What is required: Extract each line where the string "with" shows up.

--- Start Dataset excerpt ---

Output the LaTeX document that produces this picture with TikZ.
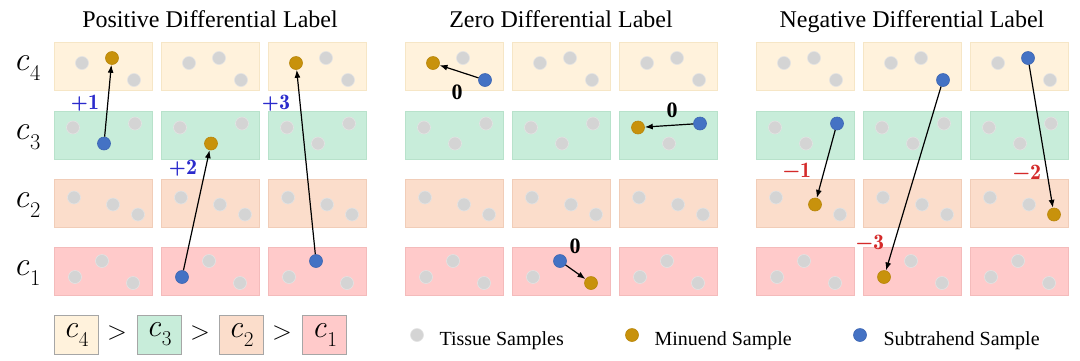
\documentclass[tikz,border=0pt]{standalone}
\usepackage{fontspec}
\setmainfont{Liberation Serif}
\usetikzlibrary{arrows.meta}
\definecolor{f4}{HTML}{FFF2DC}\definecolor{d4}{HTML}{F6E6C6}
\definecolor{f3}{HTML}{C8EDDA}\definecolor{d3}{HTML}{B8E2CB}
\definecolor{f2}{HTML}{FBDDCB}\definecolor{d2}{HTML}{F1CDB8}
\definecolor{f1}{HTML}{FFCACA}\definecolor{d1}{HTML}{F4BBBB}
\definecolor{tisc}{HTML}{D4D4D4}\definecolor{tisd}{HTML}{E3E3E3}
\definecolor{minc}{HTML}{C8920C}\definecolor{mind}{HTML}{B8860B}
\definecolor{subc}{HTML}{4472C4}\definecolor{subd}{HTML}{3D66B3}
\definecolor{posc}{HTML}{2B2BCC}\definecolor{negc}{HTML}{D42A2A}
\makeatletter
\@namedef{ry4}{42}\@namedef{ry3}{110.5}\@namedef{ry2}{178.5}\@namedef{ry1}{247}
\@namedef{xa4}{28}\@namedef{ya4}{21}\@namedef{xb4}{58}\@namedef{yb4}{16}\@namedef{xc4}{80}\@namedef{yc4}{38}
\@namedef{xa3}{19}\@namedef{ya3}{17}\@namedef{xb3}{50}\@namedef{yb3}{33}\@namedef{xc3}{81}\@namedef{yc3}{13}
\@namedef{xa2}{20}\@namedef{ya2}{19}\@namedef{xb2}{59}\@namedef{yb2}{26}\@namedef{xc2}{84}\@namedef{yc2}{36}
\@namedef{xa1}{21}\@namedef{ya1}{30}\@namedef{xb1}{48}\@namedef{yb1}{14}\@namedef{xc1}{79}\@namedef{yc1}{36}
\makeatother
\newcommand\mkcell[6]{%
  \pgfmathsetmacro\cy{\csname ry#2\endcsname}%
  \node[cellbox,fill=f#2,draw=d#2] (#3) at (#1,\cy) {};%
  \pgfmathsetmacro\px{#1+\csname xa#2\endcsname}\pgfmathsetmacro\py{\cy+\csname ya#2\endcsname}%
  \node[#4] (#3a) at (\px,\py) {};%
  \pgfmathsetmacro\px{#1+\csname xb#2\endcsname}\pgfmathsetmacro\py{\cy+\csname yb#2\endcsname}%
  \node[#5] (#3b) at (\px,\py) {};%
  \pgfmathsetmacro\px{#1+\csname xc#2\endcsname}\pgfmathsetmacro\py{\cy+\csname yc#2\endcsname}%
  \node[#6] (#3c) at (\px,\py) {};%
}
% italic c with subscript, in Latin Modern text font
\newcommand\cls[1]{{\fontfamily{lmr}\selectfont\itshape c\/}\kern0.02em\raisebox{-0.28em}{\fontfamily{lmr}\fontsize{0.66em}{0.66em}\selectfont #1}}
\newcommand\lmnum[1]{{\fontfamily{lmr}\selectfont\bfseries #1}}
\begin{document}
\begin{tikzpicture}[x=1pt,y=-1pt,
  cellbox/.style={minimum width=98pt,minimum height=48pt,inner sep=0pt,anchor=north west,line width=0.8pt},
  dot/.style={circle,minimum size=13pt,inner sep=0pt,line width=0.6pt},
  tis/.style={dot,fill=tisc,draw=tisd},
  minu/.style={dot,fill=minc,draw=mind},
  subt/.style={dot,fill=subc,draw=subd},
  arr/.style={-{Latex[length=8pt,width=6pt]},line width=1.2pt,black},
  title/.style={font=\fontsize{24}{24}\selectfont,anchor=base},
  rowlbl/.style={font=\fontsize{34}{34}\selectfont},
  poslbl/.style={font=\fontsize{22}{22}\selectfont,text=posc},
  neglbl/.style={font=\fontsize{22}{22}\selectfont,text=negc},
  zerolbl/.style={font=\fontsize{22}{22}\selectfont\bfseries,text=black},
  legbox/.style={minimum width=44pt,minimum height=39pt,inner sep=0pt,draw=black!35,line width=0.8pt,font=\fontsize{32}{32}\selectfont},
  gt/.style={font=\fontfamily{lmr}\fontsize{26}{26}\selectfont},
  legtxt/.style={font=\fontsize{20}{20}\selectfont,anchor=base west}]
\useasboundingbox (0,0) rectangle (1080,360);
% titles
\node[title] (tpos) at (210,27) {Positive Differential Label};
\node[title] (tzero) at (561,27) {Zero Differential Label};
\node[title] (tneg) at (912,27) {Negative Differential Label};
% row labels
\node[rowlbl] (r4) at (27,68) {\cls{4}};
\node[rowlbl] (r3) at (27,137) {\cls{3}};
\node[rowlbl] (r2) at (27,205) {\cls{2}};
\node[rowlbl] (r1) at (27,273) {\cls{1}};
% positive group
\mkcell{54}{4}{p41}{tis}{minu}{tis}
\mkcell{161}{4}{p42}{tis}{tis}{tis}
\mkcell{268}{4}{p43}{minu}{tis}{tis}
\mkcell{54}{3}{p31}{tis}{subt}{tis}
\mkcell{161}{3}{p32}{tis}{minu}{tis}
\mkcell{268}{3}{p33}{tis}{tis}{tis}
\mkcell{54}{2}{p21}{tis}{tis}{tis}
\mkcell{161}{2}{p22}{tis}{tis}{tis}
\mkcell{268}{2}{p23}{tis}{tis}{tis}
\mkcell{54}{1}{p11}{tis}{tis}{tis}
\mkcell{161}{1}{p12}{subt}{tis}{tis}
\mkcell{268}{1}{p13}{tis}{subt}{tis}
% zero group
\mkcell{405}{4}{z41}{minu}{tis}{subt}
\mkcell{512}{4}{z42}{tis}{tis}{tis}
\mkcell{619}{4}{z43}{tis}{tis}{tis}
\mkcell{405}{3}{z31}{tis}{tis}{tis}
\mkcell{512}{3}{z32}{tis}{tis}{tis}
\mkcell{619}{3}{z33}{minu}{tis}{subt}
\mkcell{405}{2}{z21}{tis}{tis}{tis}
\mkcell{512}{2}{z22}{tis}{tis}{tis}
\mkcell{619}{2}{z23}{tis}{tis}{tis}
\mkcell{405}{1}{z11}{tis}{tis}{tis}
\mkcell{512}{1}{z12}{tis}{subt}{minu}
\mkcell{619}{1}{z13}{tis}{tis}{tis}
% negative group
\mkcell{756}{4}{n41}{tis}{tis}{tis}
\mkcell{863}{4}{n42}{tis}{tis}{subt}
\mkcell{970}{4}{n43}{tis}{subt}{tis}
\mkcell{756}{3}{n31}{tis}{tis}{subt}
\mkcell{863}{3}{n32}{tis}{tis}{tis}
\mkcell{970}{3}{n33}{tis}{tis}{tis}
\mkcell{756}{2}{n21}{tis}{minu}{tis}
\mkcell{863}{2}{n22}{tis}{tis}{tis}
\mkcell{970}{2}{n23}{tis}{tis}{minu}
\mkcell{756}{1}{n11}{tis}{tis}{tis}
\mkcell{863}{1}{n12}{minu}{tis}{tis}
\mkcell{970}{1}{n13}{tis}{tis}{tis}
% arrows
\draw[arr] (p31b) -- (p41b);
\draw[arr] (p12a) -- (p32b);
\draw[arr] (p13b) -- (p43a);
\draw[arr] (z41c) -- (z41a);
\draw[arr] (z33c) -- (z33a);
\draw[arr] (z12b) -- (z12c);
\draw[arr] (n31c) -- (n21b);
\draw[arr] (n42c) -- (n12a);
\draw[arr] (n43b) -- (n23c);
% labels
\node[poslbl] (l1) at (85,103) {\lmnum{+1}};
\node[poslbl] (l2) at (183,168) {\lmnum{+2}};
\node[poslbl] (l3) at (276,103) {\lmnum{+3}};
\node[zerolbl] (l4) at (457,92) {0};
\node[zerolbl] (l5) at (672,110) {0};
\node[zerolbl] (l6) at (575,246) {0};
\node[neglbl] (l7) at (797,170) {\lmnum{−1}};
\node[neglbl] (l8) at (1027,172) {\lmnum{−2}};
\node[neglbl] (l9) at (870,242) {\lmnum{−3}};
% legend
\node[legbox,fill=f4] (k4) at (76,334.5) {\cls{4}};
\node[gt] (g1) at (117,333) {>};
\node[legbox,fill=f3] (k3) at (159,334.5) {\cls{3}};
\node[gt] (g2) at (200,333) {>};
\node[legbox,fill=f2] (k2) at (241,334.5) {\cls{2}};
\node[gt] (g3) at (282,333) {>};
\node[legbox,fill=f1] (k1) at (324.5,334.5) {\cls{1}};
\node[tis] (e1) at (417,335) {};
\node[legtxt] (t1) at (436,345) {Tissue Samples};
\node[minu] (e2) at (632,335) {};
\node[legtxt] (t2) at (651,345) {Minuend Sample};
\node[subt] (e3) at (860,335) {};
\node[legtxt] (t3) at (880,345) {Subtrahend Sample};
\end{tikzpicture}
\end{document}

--- End Dataset excerpt ---

Right answer:
Output the LaTeX document that produces this picture with TikZ.
% italic c with subscript, in Latin Modern text font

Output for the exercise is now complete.